For Kafka, ACLs per topic per principal, set with the standard kafka-acls.sh. Producers can’t read. Consumers can’t write. Admin operations are tightly scoped to a small ops group.

Monitoring

You cannot secure what you don’t see. The boundary needs three kinds of telemetry feeding a SIEM or at least an alerted log store.

Network logs from the firewall between zones. Connection attempts, denied flows, throughput by direction. Spikes and shape changes are interesting.

Application logs from the bridge, broker, and Kafka. Authn failures, ACL denials, certificate expiry warnings, configuration changes. All of these are alertable.

Behavioral metrics. Message rates per topic, per device, per direction. A device that suddenly publishes 100x its usual rate, or a consumer that subscribes to wildcards it didn’t yesterday, is worth a look.

I’ve caught more real issues with rate anomalies than with signature-based detection. The boring stuff finds the boring problems, which is most of them.

Patching

OT teams hate patching because patches break things. IT teams hate not patching because of CVEs. The reconciliation is to patch the IT-facing components of the boundary (broker, bridge, Kafka) on a normal IT cadence, and leave the OT-side gear on whatever conservative cadence the vendor recommends.

This requires the bridge to be tolerant of restarts on its IT-facing side. A graceful shutdown, persistent state for inflight messages, and reconnect with backoff. Most modern brokers and bridges support this. Test it.

For the broker, EMQX 5.7 and HiveMQ 4.28 both support rolling restarts in a cluster.
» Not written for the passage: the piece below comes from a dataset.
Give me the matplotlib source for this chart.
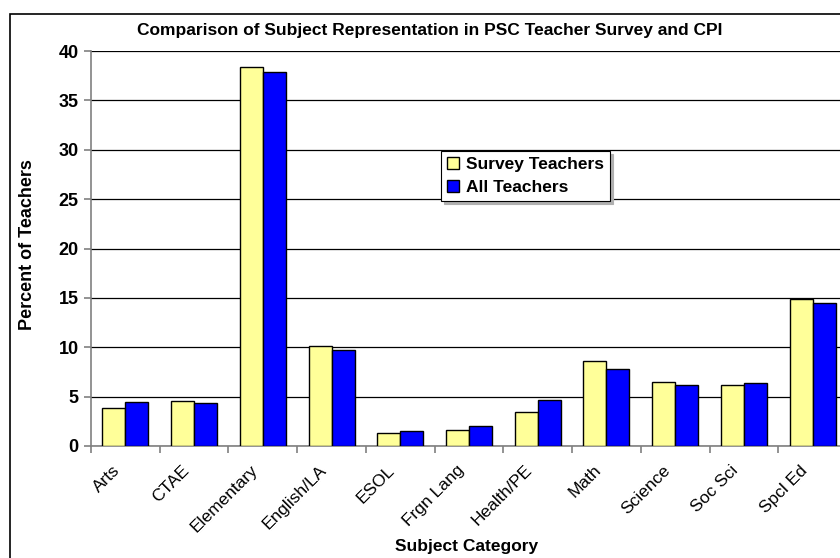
import matplotlib.pyplot as plt
import numpy as np
from matplotlib.patches import Rectangle

plt.rcParams['font.family'] = ['Liberation Sans', 'DejaVu Sans']

categorias = ["Arts", "CTAE", "Elementary", "English/LA", "ESOL", "Frgn Lang",
              "Health/PE", "Math", "Science", "Soc Sci", "Spcl Ed"]
survey = [3.8, 4.6, 38.4, 10.1, 1.3, 1.6, 3.4, 8.6, 6.5, 6.2, 14.9]
todos = [4.5, 4.4, 37.9, 9.7, 1.5, 2.05, 4.7, 7.8, 6.2, 6.4, 14.5]
yticks = [0, 5, 10, 15, 20, 25, 30, 35, 40]

fig = plt.figure(figsize=(8.4, 5.58), dpi=100)
ax = fig.add_axes([91 / 840, 1 - 446 / 558, (847 - 91) / 840, (446 - 51) / 558])

x = np.arange(len(categorias))
w = 0.335
ax.bar(x - w / 2, survey, w, color="#FFFF99", edgecolor="black", linewidth=1,
       label="Survey Teachers", zorder=3)
ax.bar(x + w / 2, todos, w, color="#0000FF", edgecolor="black", linewidth=1,
       label="All Teachers", zorder=3)

ax.set_xlim(-0.5, len(categorias) - 0.5)
ax.set_ylim(0, 40)
ax.set_yticks(yticks)
ax.set_yticklabels([str(v) for v in yticks], fontsize=13, fontweight="bold")
ax.yaxis.grid(True, color="black", linewidth=0.9, zorder=0)

# ticks en los limites de categoria, etiquetas (algo a la izquierda) en el centro
ax.set_xticks(np.arange(len(categorias) + 1) - 0.5)
ax.set_xticklabels([])
ax.set_xticks(x - 0.19, minor=True)
ax.set_xticklabels(categorias, minor=True, rotation=45, ha="right",
                   rotation_mode="anchor", fontsize=12.5)
ax.tick_params(axis="x", which="minor", length=0, pad=12)
ax.tick_params(axis="x", which="major", length=5, color="#808080", width=1.2)
ax.tick_params(axis="y", length=5, color="#808080", width=1.2, pad=4)

for s in ["top", "right"]:
    ax.spines[s].set_visible(False)
ax.spines["left"].set_color("#808080")
ax.spines["left"].set_linewidth(1.2)
ax.spines["bottom"].set_color("#808080")
ax.spines["bottom"].set_linewidth(1.2)

fig.text(28 / 840, 1 - 245 / 558, "Percent of Teachers", fontsize=13,
         fontweight="bold", ha="center", va="center", rotation=90)
fig.text(467 / 840, 1 - 547 / 558, "Subject Category", fontsize=12.5,
         fontweight="bold", ha="center", va="center")
fig.text(430 / 840, 1 - 30 / 558,
         "Comparison of Subject Representation in PSC Teacher Survey and CPI",
         fontsize=12.5, fontweight="bold", ha="center", va="center")

leg = ax.legend(loc="upper left", bbox_to_anchor=((441 - 91) / 756, (446 - 151) / 395),
                prop={"weight": "bold", "size": 12.5}, frameon=True,
                fancybox=False, shadow={"color": "#b0b0b0", "alpha": 1},
                edgecolor="black",
                handlelength=0.7, handleheight=0.7, handletextpad=0.4,
                borderpad=0.35, labelspacing=0.45, borderaxespad=0)
leg.get_frame().set_linewidth(0.8)

fig.patches.append(Rectangle((10 / 840, -0.1), 1.2, 1 - 14 / 558 + 0.1,
                             transform=fig.transFigure, fill=False,
                             edgecolor="black", linewidth=1.2))

fig.savefig("out.png", dpi=100)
Use them. Don’t patch by taking the whole cluster down.

A Note on Remote Access

Vendor remote access is the most common breach vector in industrial environments. Always-on VPNs from a vendor laptop to a PLC are exactly the wrong shape. The right shape is a request-approved, time-limited, recorded session through a jump host with MFA. Tools like Tailscale ACLs, Cloudflare Access for SSH, or commercial OT-specific remote access products like Claroty’s offering work fine.

The rule is, no inbound persistent connection from outside. Every remote session is initiated by a request and approved by a human.

Common Pitfalls

  • Flat networks “just for now”. Then never fixed. Segment on day one.
  • Self-signed certificates that never rotate. They expire on a Sunday. Plan rotation now.
  • Shared admin credentials. Use per-person accounts with MFA, even for OT consoles where possible.
  • Logs collected nowhere. If logs only live on the device, they may as well not exist. Ship them off the device immediately.
  • Treating MQTT as “internal” and skipping TLS. The bridge zone is still a boundary. TLS the boundary.

Wrapping Up

OT/IT boundary security in 2024 is mostly about discipline, not exotic tooling. Segment properly. Authenticate everything. Make the bridge the single crossing. Watch it carefully. Patch the IT side on a normal cadence and don’t patch the OT side casually.

For more on the components this sits on, see the earlier OPC UA to MQTT/Kafka bridging and IIoT reference architecture posts. The ISA/IEC 62443 series is the canonical reference for industrial cybersecurity if you need a deeper framework.

Boring boundary, safe plant. Make it boring on purpose.